SUPPLIED INFORMATION

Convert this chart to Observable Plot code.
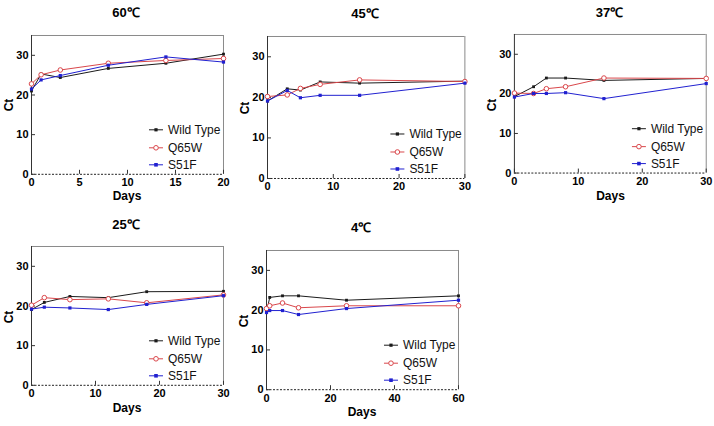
<!DOCTYPE html>
<html>
<head>
<meta charset="utf-8">
<script src="https://cdn.jsdelivr.net/npm/d3@7"></script>
<script src="https://cdn.jsdelivr.net/npm/@observablehq/plot@0.6"></script>
<style>
  html, body { margin: 0; padding: 0; background: #fff; }
  #chart { position: relative; width: 714px; height: 426px; overflow: hidden;
           font-family: "Liberation Sans", Arial, sans-serif; color: #000; }
  .panel { position: absolute; }
  .lbl { position: absolute; transform: translate(-50%, -50%); white-space: nowrap;
         font-weight: bold; }
  .title { font-size: 13px; }
  .axlbl { font-size: 12px; }
  .rot { transform: translate(-50%, -50%) rotate(-90deg); }
</style>
</head>
<body>
<div id="chart"></div>
<script>
// Ct over storage time for three strains at five temperatures
const series = ["Wild Type", "Q65W", "S51F"];

const days60 = [0, 1, 3, 8, 14, 20];
const wt60 = [21.0, 25.3, 24.4, 26.7, 28.0, 30.3];
const q60  = [22.8, 25.1, 26.3, 28.0, 28.7, 29.2];
const s60  = [21.5, 23.8, 24.9, 27.5, 29.6, 28.3];

const days45 = [0, 3, 5, 8, 14, 30];
const wt45 = [19.1, 22.1, 21.8, 23.8, 23.5, 24.0];
const q45  = [20.2, 20.6, 22.2, 23.2, 24.3, 23.9];
const s45  = [19.1, 21.7, 19.9, 20.5, 20.5, 23.5];

const days37 = [0, 3, 5, 8, 14, 30];
const wt37 = [19.3, 21.8, 24.0, 24.0, 23.4, 23.9];
const q37  = [20.2, 20.1, 21.3, 21.8, 24.0, 23.9];
const s37  = [19.2, 20.1, 20.1, 20.3, 18.8, 22.6];

const days25 = [0, 2, 6, 12, 18, 30];
const wt25 = [19.1, 20.9, 22.4, 22.1, 23.6, 23.7];
const q25  = [20.2, 22.1, 21.6, 21.8, 20.8, 22.8];
const s25  = [19.2, 19.7, 19.5, 19.1, 20.4, 22.6];

const days4 = [0, 1, 5, 10, 25, 60];
const wt4 = [19.4, 23.2, 23.6, 23.6, 22.5, 23.6];
const q4  = [20.4, 21.1, 21.8, 20.6, 21.1, 21.1];
const s4  = [19.4, 19.9, 19.9, 18.9, 20.4, 22.5];

const yTicks = [0, 10, 20, 30];
const xTicks60 = [0, 5, 10, 15, 20];
const xTicks30 = [0, 10, 20, 30];
const xTicks4 = [0, 20, 40, 60];
const yMax = 35;

// styling per strain
const styles = {
  "Wild Type": { color: "#1a1a1a", symbol: "square", fill: "#1a1a1a", r: 1.6 },
  "Q65W":      { color: "#d9464a", symbol: "circle", fill: "#fff",    r: 2.3 },
  "S51F":      { color: "#2020d0", symbol: "square", fill: "#2020d0", r: 1.8 }
};

// frame box of each panel on the page: left, right, top (y=35), bottom (y=0)
const panels = [
  { title: "60℃", days: days60, vals: [wt60, q60, s60], xTicks: xTicks60,
    box: [31, 223, 34.5, 173.3], titleY: 12, daysLabel: true },
  { title: "45℃", days: days45, vals: [wt45, q45, s45], xTicks: xTicks30,
    box: [267.3, 464.7, 35.7, 177.7], titleY: 13, daysLabel: false },
  { title: "37℃", days: days37, vals: [wt37, q37, s37], xTicks: xTicks30,
    box: [514.3, 706.7, 34.3, 173.3], titleY: 12, daysLabel: true },
  { title: "25℃", days: days25, vals: [wt25, q25, s25], xTicks: xTicks30,
    box: [31, 223, 246.2, 385], titleY: 224, daysLabel: true },
  { title: "4℃", days: days4, vals: [wt4, q4, s4], xTicks: xTicks4,
    box: [266, 458, 250.1, 389.3], titleY: 227, daysLabel: true }
];

const chart = document.getElementById("chart");
const mL = 30, mR = 8, mT = 6, mB = 20;
const font = "'Liberation Sans', Arial, sans-serif";

// legend drawn inside the lower-right corner of the frame
function legendMark(index, scales, values, dims) {
  const R = dims.width - dims.marginRight;
  const B = dims.height - dims.marginBottom;
  const g = d3.create("svg:g");
  const rows = [44, 26, 9];
  series.forEach((s, i) => {
    const st = styles[s];
    const y = B - rows[i];
    g.append("line").attr("x1", R - 74).attr("x2", R - 60).attr("y1", y).attr("y2", y)
      .attr("stroke", st.color).attr("stroke-width", 1);
    if (st.symbol === "circle") {
      g.append("circle").attr("cx", R - 67).attr("cy", y).attr("r", st.r)
        .attr("fill", st.fill).attr("stroke", st.color).attr("stroke-width", 1);
    } else {
      g.append("rect").attr("x", R - 67 - st.r).attr("y", y - st.r)
        .attr("width", 2 * st.r).attr("height", 2 * st.r).attr("fill", st.fill);
    }
    g.append("text").attr("x", R - 55).attr("y", y).attr("dy", "0.35em")
      .attr("text-anchor", "start")
      .attr("font-size", 12).attr("font-family", font)
      .attr("fill", "#111").text(s);
  });
  return g.node();
}

panels.forEach(p => {
  const [L, R, T, B] = p.box;
  const w = R - L + mL + mR;
  const h = B - T + mT + mB;
  const xMax = p.days[p.days.length - 1];

  const rows = [];
  series.forEach((s, i) => p.days.forEach((d, j) => rows.push({ series: s, day: d, ct: p.vals[i][j] })));

  const marks = [
    // frame: gray top/right, dark left axis, dashed zero line
    Plot.ruleY([yMax], { stroke: "#8a8a8a", strokeWidth: 1 }),
    Plot.ruleX([xMax], { stroke: "#8a8a8a", strokeWidth: 1 }),
    Plot.ruleX([0], { stroke: "#333", strokeWidth: 1 }),
    Plot.ruleY([0], { stroke: "#222", strokeWidth: 1, strokeDasharray: "2,1.5" }),
    // inward tick marks
    Plot.axisY({ ticks: yTicks, tickSize: -4, text: null, label: null, stroke: "#333" }),
    Plot.axisX({ ticks: p.xTicks, tickSize: -4, text: null, label: null, stroke: "#333" }),
    // tick labels
    Plot.axisY({ ticks: yTicks, tickSize: 0, tickPadding: 3, fontWeight: "bold", fontSize: 11, label: null }),
    Plot.axisX({ ticks: p.xTicks, tickSize: 0, tickPadding: 4, fontWeight: "bold", fontSize: 11, label: null })
  ];
  series.forEach(s => {
    const st = styles[s];
    const data = rows.filter(r => r.series === s);
    marks.push(Plot.line(data, { x: "day", y: "ct", stroke: st.color, strokeWidth: 1 }));
    marks.push(Plot.dot(data, { x: "day", y: "ct", symbol: st.symbol, r: st.r,
      fill: st.fill, stroke: st.symbol === "circle" ? st.color : "none", strokeWidth: 1 }));
  });
  marks.push(legendMark);

  const plot = Plot.plot({
    width: w, height: h,
    marginLeft: mL, marginRight: mR, marginTop: mT, marginBottom: mB,
    x: { domain: [0, xMax] },
    y: { domain: [0, yMax] },
    style: { fontFamily: font, color: "#000", background: "transparent", overflow: "visible" },
    marks
  });
  const div = document.createElement("div");
  div.className = "panel";
  div.style.left = (L - mL) + "px";
  div.style.top = (T - mT) + "px";
  div.appendChild(plot);
  chart.appendChild(div);

  const cx = (L + R) / 2;
  const addLbl = (text, x, y, cls) => {
    const el = document.createElement("div");
    el.className = "lbl " + cls;
    el.style.left = x + "px";
    el.style.top = y + "px";
    el.textContent = text;
    chart.appendChild(el);
  };
  addLbl(p.title, cx - 1, p.titleY, "title");
  addLbl("Ct", L - 22, (T + B) / 2 + 1, "axlbl rot");
  if (p.daysLabel) addLbl("Days", cx, B + 23, "axlbl");
});
</script>
</body>
</html>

GOAL OF THE EXERCISE
Show all lines from the data above in which the word "chart" appears.

RESULT OF THIS EXERCISE
Convert this chart to Observable Plot code.
  #chart { position: relative; width: 714px; height: 426px; overflow: hidden;
<div id="chart"></div>
const chart = document.getElementById("chart");
  chart.appendChild(div);
    chart.appendChild(el);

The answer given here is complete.